Making A World of Difference

I have been a cyclist, in a casual, recreational sense, for years. After my son was born I always had some Pea Pod seat or kid trailer for him, and he and I would go many places by bike, but we also drove in the car on a nearly daily basis. During those years I was also active in the environmental and social justice movements. I marched and protested in town, and sat in threatened trees in the forest. And I still do. But over time, and especially while in the woods, the realization began to dawn on me that the issues were being approached backwards. I was sitting in the forest, but the problem wasn't there, it was in town. It was in the consumption and waist of finite resources. Likewise the oil crisis, the subjugation of workers in sweatshops, at Wal-mart. It all came down to the use --and misuse-- of resources, and the use and misuse of power.

I realized that it was not enough to plant myself in forest and protect it from the effects of supply and demand, what was needed was a change of heart, to plant a forest in humanity's heart. I don't claim to have all the answers, but this I know with certainty: we build up or tare down the world in the choices we make each day. There will always be a time and place for taking a stand. For the woman holding vigil in the tree, for the man standing before the tanks. But it is our lives and our choices that make the difference, for so many reasons, not least of which is that those choices lead to 'consumer demand': when we choose to drive we create demand for oil, steel, plastic, rubber, asphalt, etc. When we choose local organic produce from the Farmers Market or our local CSA, we create demand for sustainable foods. When we shop at multi-national corporations, we support the consolidation of wealth with, and the holding of power by, a few anonymous “corporate entities” accountable to no one.

So, after a great deal of musing on all this, I decided to commit myself to, as Ghandi would say, “being the change I wanted to see in the world”. To living a sustainable and balanced life. I recognize that the transition will take time, but as they say “a wish changes nothing, a decision changes everything”

If the journey of a thousand miles begins with one step, my family's fist step is to shift to bikes and buses for transportation. We are also putting in a massive organic vegetable garden and shopping at farmers markets and locally owned co-ops and collectives for what we cant grow or make. We plan to chronicle our journey here, in the hopes of inspiringothers. After all, if someone as lazy, slack, and attached to her creature comforts as I am can get around by bike --with a kid in tow, no less-- and live sustainably, no one els has any excuse!


John said...

Voluntarily rejecting private automobiles in favor bicycles and mass transit is a bold move. In some ways, I think it's the most subversive thing an American can do these days.

Sadly, private automobile dependency is probably the only thing that unites our divided nation. Republicans and Democrats, pro choice and pro life, NRA members and gun control supporters, evolutionists and intelligent designers, environmentalists and polluters, doves and hawks. Almost all of us are reliant on our cars for the basic tasks of everyday life. We are one nation behind the steering wheel.

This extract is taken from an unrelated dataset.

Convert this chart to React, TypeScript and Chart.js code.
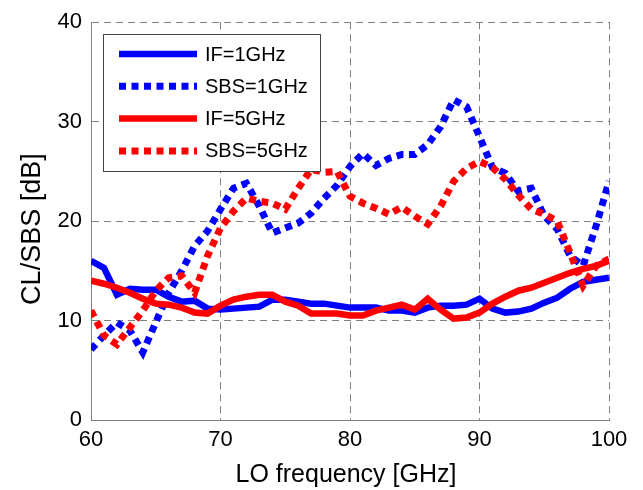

I look forward to following your adventures.

griffin said...

Hi John, thanks for your comments, being truly subversive is one of my major goals in life, and I consider it high praise, so thanks for that.

Your point is well taken, that automobile use unites most of America, though I know of several families and individuals bucking that trend. Certainly it is not enough to be against something (cars. etc) we must also be for something. I would like to think that all of us, world wide, are united by a shared desire for and investment in the future; that we all want a future for ourselves and our loved ones.

“Divorcing your car” is no mean feat, and I am finding that –for me at any rate-- it is one best done in stages, with a lot of patience and compassion for one's self. I cant claim to be car-free at this point, nor even 100% organic, but I am hoping that this is part of the value of the blog: I think when we see people who appear to have it all figured out, who seem to have mastered the good and virtuous life and be without flaws; it is difficult to see ourselves in their example, or imagine we could ever attain such sainthood. But recognizing that our efforts and our day-to-day choices matter and make a difference, even in our failable humanity, thats a powerful message

I love your blog and have enjoyed & been inspired by your progress as a utility cyclist. Keep in touch

zilla said...


After your comment, I jumped right to your first post.

I have not felt this inspired in ages -- although, Myrtle (21 year old daughter) insisted I rewatch Gandhi last week, and that was inspiring, and she also gave me her copy of Ishmael to read, and that is turning out to be inspiring as well.

Your comment proves that good things come in threes.

Consider me inspired. Deeply inspired. I'm taking my bike in for repairs Monday morning, thanks to you.

Rain said...

you are off to a good start, I love where this is going. I'll be back.